__TASK DIRECTIONS__: Working from the top of the listing below, retype each line through the line containing "import * as d3 from 'd3';", both included, with no pictures.

__INPUT__:
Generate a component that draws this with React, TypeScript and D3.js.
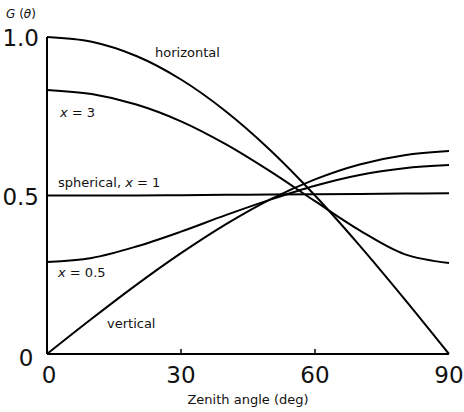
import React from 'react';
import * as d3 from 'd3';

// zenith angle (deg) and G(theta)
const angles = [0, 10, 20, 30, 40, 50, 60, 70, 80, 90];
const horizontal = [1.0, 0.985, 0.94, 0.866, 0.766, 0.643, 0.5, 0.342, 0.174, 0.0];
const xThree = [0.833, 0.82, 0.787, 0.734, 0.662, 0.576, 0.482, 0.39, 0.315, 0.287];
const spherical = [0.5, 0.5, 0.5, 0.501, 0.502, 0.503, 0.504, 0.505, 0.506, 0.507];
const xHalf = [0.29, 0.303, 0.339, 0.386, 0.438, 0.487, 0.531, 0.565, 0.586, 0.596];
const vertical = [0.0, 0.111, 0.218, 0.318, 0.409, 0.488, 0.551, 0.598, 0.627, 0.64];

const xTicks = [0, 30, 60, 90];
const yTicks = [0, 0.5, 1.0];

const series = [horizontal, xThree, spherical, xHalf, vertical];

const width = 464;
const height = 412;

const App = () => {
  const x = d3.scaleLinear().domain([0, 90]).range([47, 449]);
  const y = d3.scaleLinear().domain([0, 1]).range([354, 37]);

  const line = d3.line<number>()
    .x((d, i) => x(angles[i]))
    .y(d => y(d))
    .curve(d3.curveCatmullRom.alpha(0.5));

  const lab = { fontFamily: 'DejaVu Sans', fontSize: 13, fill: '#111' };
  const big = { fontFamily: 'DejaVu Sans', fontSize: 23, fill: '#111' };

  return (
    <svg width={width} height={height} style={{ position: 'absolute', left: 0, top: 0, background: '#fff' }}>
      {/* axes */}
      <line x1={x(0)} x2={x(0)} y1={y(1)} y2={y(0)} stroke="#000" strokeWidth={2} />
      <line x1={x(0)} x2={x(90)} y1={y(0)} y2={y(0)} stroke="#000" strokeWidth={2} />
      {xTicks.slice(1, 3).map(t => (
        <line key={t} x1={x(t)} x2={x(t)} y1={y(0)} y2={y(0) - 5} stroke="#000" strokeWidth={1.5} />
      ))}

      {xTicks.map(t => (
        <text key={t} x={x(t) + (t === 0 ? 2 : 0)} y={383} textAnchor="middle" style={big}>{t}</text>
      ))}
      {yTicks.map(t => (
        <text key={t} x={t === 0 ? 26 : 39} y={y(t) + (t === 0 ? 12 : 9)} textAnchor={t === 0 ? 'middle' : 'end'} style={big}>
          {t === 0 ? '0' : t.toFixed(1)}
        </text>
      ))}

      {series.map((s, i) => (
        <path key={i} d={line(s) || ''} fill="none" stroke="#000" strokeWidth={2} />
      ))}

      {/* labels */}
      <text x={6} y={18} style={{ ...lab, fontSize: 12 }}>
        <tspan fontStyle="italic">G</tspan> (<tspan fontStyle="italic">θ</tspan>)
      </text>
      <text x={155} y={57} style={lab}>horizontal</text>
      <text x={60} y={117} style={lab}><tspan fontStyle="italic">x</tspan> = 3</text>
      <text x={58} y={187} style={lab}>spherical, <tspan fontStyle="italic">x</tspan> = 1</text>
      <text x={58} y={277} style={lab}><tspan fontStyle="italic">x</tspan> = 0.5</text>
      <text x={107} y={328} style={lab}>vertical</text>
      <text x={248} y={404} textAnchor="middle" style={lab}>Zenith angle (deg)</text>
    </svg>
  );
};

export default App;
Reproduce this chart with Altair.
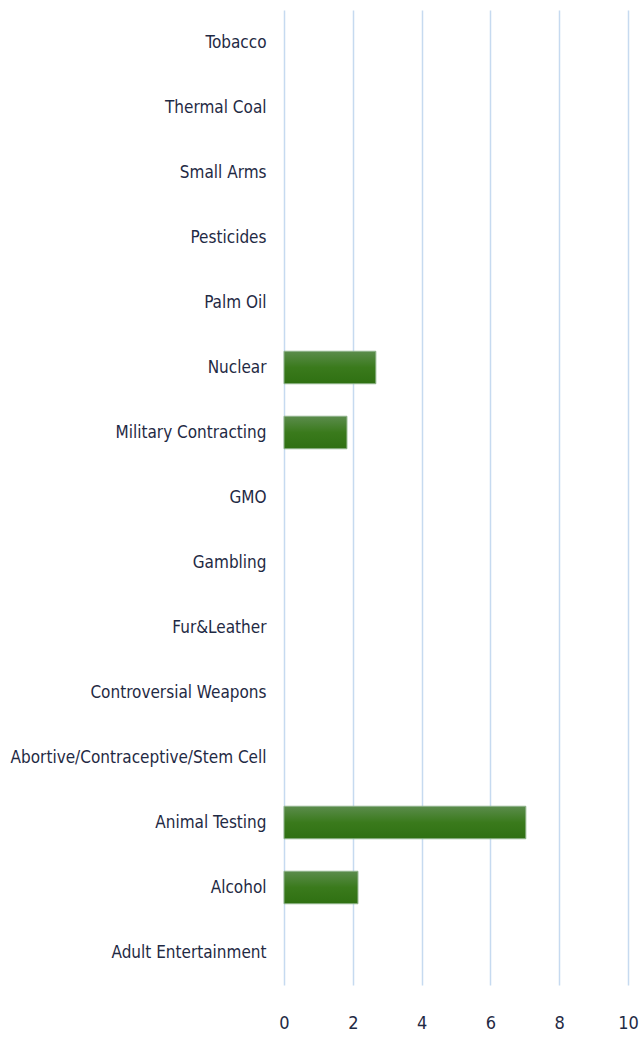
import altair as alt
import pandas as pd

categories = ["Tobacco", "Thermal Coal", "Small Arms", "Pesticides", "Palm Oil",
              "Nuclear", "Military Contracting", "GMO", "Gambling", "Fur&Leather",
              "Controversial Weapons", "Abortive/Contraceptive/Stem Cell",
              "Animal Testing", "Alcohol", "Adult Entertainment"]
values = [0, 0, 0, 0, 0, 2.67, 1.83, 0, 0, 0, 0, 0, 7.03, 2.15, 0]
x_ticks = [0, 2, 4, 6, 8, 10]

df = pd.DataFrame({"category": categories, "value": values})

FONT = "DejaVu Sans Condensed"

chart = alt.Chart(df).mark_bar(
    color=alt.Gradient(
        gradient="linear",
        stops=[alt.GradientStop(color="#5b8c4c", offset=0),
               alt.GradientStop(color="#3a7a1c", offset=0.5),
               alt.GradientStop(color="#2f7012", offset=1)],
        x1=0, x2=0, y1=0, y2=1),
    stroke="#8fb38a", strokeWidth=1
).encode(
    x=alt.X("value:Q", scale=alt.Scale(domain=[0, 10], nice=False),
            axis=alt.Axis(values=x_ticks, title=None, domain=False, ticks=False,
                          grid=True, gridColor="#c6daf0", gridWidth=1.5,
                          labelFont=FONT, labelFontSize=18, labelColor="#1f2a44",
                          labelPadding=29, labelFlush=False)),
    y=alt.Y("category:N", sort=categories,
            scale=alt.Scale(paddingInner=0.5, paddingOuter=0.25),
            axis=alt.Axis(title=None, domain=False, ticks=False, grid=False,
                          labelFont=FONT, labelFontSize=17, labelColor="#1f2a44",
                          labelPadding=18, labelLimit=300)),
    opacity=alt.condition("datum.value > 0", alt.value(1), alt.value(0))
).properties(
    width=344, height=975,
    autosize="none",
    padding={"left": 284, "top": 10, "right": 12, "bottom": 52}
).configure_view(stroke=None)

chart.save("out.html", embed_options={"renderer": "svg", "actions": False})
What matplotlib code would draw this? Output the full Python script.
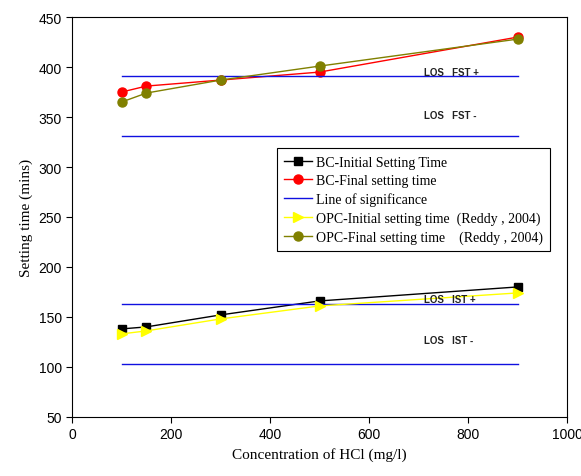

__SOLUTION TO THIS PROBLEM__:
Generate a component that draws this with React, TypeScript and D3.js.
import React from 'react';
import * as d3 from 'd3';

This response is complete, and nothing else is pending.